Give the material once more, word for word, without any images.
[Begin]
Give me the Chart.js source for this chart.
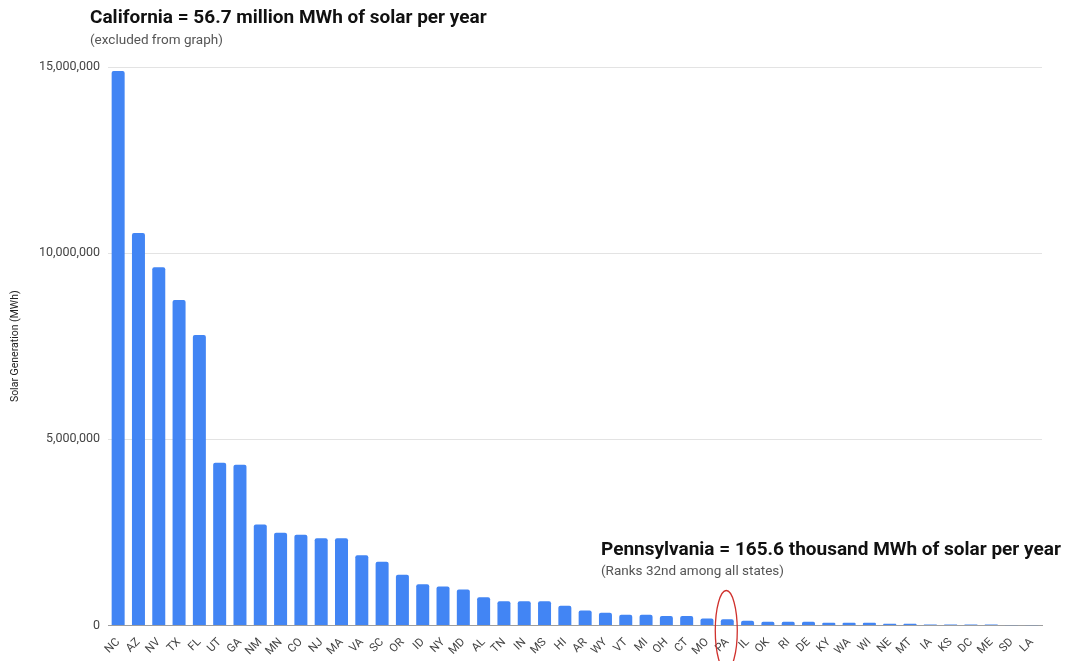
<!DOCTYPE html>
<html lang="en">
<head>
  <meta charset="UTF-8">
  <title>Solar generation by state</title>
  <script src="https://cdn.jsdelivr.net/npm/chart.js"></script>
  <style>
    html, body { margin: 0; padding: 0; background: #fff; }
    body { font-family: Roboto, 'Noto Sans', sans-serif; }
    .wrap { position: relative; width: 1065px; height: 661px; }
    .note { position: absolute; white-space: nowrap; }
    .note h2 { margin: 0; font-weight: 700; color: #111; }
    .note p { margin: 0; color: #555; font-size: 13.5px; }
    #ca { left: 90px; top: 5px; }
    #ca h2 { font-size: 19px; }
    #ca p { margin-top: 3px; }
    #pa { left: 601px; top: 537px; }
    #pa h2 { font-size: 19px; }
    #pa p { margin-top: 2px; }
  </style>
</head>
<body>
<div class="wrap">
  <canvas id="solarChart" width="1065" height="661"></canvas>
  <div class="note" id="ca">
    <h2>California = 56.7 million MWh of solar per year</h2>
    <p>(excluded from graph)</p>
  </div>
  <div class="note" id="pa">
    <h2>Pennsylvania = 165.6 thousand MWh of solar per year</h2>
    <p>(Ranks 32nd among all states)</p>
  </div>
</div>

<script>
// states ranked by solar generation (California left out)
const states = ["NC", "AZ", "NV", "TX", "FL", "UT", "GA", "NM", "MN", "CO", "NJ", "MA", "VA", "SC", "OR",
  "ID", "NY", "MD", "AL", "TN", "IN", "MS", "HI", "AR", "WY", "VT", "MI", "OH", "CT", "MO", "PA",
  "IL", "OK", "RI", "DE", "KY", "WA", "WI", "NE", "MT", "IA", "KS", "DC", "ME", "SD", "LA"];

// MWh per year
const generation = [14890000, 10540000, 9620000, 8740000, 7800000, 4370000, 4320000, 2710000, 2490000,
  2440000, 2340000, 2340000, 1890000, 1710000, 1360000, 1110000, 1050000, 970000, 760000, 650000,
  650000, 650000, 530000, 400000, 340000, 290000, 290000, 255000, 255000, 190000, 165600,
  130000, 100000, 100000, 100000, 75000, 75000, 75000, 50000, 50000, 30000, 30000, 30000, 30000,
  6000, 5000];

const yTicks = [0, 5000000, 10000000, 15000000];
const highlight = "PA";

const ellipsePlugin = {
  id: 'paEllipse',
  afterDraw(chart) {
    const x = chart.scales.x.getPixelForValue(states.indexOf(highlight));
    const y = chart.chartArea.bottom + 5;
    const ctx = chart.ctx;
    ctx.save();
    ctx.beginPath();
    ctx.ellipse(x - 1, y, 11, 40, 0, 0, Math.PI * 2);
    ctx.strokeStyle = '#d0312d';
    ctx.lineWidth = 1.3;
    ctx.stroke();
    ctx.restore();
  }
};

new Chart(document.getElementById("solarChart"), {
  type: 'bar',
  data: {
    labels: states,
    datasets: [{
      label: 'Solar Generation (MWh)',
      data: generation,
      backgroundColor: '#4285f4',
      borderRadius: 2,
      borderSkipped: 'start',
      barPercentage: 0.64,
      categoryPercentage: 1
    }]
  },
  options: {
    responsive: false,
    animation: false,
    events: [],
    layout: { padding: { top: 67, right: 23, bottom: 0, left: 0 } },
    plugins: {
      legend: { display: false },
      tooltip: { enabled: false }
    },
    scales: {
      x: {
        grid: { display: false },
        border: { color: '#9e9e9e' },
        ticks: {
          color: '#444',
          font: { family: 'Roboto', size: 11.5 },
          maxRotation: 45,
          minRotation: 45,
          autoSkip: false,
          padding: 2
        },
        afterFit(scale) { scale.height = 35.5; }
      },
      y: {
        min: 0,
        max: 15000000,
        afterBuildTicks(scale) { scale.ticks = yTicks.map(v => ({ value: v })); },
        border: { display: false },
        grid: {
          color: ctx => ctx.tick.value === 0 ? '#9e9e9e' : '#e3e3e3',
          drawTicks: false
        },
        ticks: {
          color: '#444',
          font: { family: 'Roboto', size: 12.5 },
          padding: 8,
          callback: v => v.toLocaleString('en-US')
        },
        title: {
          display: true,
          text: 'Solar Generation (MWh)',
          color: '#222',
          font: { family: 'Roboto', size: 10.5 },
          padding: { top: 9, bottom: 0 }
        },
        afterFit(scale) { scale.width = 108; }
      }
    }
  },
  plugins: [ellipsePlugin]
});
</script>
</body>
</html>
[End]
RESULT =
Give me the Chart.js source for this chart.
<!DOCTYPE html>
<html lang="en">
<head>
  <meta charset="UTF-8">
  <title>Solar generation by state</title>
  <script src="https://cdn.jsdelivr.net/npm/chart.js"></script>
  <style>
    html, body { margin: 0; padding: 0; background: #fff; }
    body { font-family: Roboto, 'Noto Sans', sans-serif; }
    .wrap { position: relative; width: 1065px; height: 661px; }
    .note { position: absolute; white-space: nowrap; }
    .note h2 { margin: 0; font-weight: 700; color: #111; }
    .note p { margin: 0; color: #555; font-size: 13.5px; }
    #ca { left: 90px; top: 5px; }
    #ca h2 { font-size: 19px; }
    #ca p { margin-top: 3px; }
    #pa { left: 601px; top: 537px; }
    #pa h2 { font-size: 19px; }
    #pa p { margin-top: 2px; }
  </style>
</head>
<body>
<div class="wrap">
  <canvas id="solarChart" width="1065" height="661"></canvas>
  <div class="note" id="ca">
    <h2>California = 56.7 million MWh of solar per year</h2>
    <p>(excluded from graph)</p>
  </div>
  <div class="note" id="pa">
    <h2>Pennsylvania = 165.6 thousand MWh of solar per year</h2>
    <p>(Ranks 32nd among all states)</p>
  </div>
</div>

<script>
// states ranked by solar generation (California left out)
const states = ["NC", "AZ", "NV", "TX", "FL", "UT", "GA", "NM", "MN", "CO", "NJ", "MA", "VA", "SC", "OR",
  "ID", "NY", "MD", "AL", "TN", "IN", "MS", "HI", "AR", "WY", "VT", "MI", "OH", "CT", "MO", "PA",
  "IL", "OK", "RI", "DE", "KY", "WA", "WI", "NE", "MT", "IA", "KS", "DC", "ME", "SD", "LA"];

// MWh per year
const generation = [14890000, 10540000, 9620000, 8740000, 7800000, 4370000, 4320000, 2710000, 2490000,
  2440000, 2340000, 2340000, 1890000, 1710000, 1360000, 1110000, 1050000, 970000, 760000, 650000,
  650000, 650000, 530000, 400000, 340000, 290000, 290000, 255000, 255000, 190000, 165600,
  130000, 100000, 100000, 100000, 75000, 75000, 75000, 50000, 50000, 30000, 30000, 30000, 30000,
  6000, 5000];

const yTicks = [0, 5000000, 10000000, 15000000];
const highlight = "PA";

const ellipsePlugin = {
  id: 'paEllipse',
  afterDraw(chart) {
    const x = chart.scales.x.getPixelForValue(states.indexOf(highlight));
    const y = chart.chartArea.bottom + 5;
    const ctx = chart.ctx;
    ctx.save();
    ctx.beginPath();
    ctx.ellipse(x - 1, y, 11, 40, 0, 0, Math.PI * 2);
    ctx.strokeStyle = '#d0312d';
    ctx.lineWidth = 1.3;
    ctx.stroke();
    ctx.restore();
  }
};

new Chart(document.getElementById("solarChart"), {
  type: 'bar',
  data: {
    labels: states,
    datasets: [{
      label: 'Solar Generation (MWh)',
      data: generation,
      backgroundColor: '#4285f4',
      borderRadius: 2,
      borderSkipped: 'start',
      barPercentage: 0.64,
      categoryPercentage: 1
    }]
  },
  options: {
    responsive: false,
    animation: false,
    events: [],
    layout: { padding: { top: 67, right: 23, bottom: 0, left: 0 } },
    plugins: {
      legend: { display: false },
      tooltip: { enabled: false }
    },
    scales: {
      x: {
        grid: { display: false },
        border: { color: '#9e9e9e' },
        ticks: {
          color: '#444',
          font: { family: 'Roboto', size: 11.5 },
          maxRotation: 45,
          minRotation: 45,
          autoSkip: false,
          padding: 2
        },
        afterFit(scale) { scale.height = 35.5; }
      },
      y: {
        min: 0,
        max: 15000000,
        afterBuildTicks(scale) { scale.ticks = yTicks.map(v => ({ value: v })); },
        border: { display: false },
        grid: {
          color: ctx => ctx.tick.value === 0 ? '#9e9e9e' : '#e3e3e3',
          drawTicks: false
        },
        ticks: {
          color: '#444',
          font: { family: 'Roboto', size: 12.5 },
          padding: 8,
          callback: v => v.toLocaleString('en-US')
        },
        title: {
          display: true,
          text: 'Solar Generation (MWh)',
          color: '#222',
          font: { family: 'Roboto', size: 10.5 },
          padding: { top: 9, bottom: 0 }
        },
        afterFit(scale) { scale.width = 108; }
      }
    }
  },
  plugins: [ellipsePlugin]
});
</script>
</body>
</html>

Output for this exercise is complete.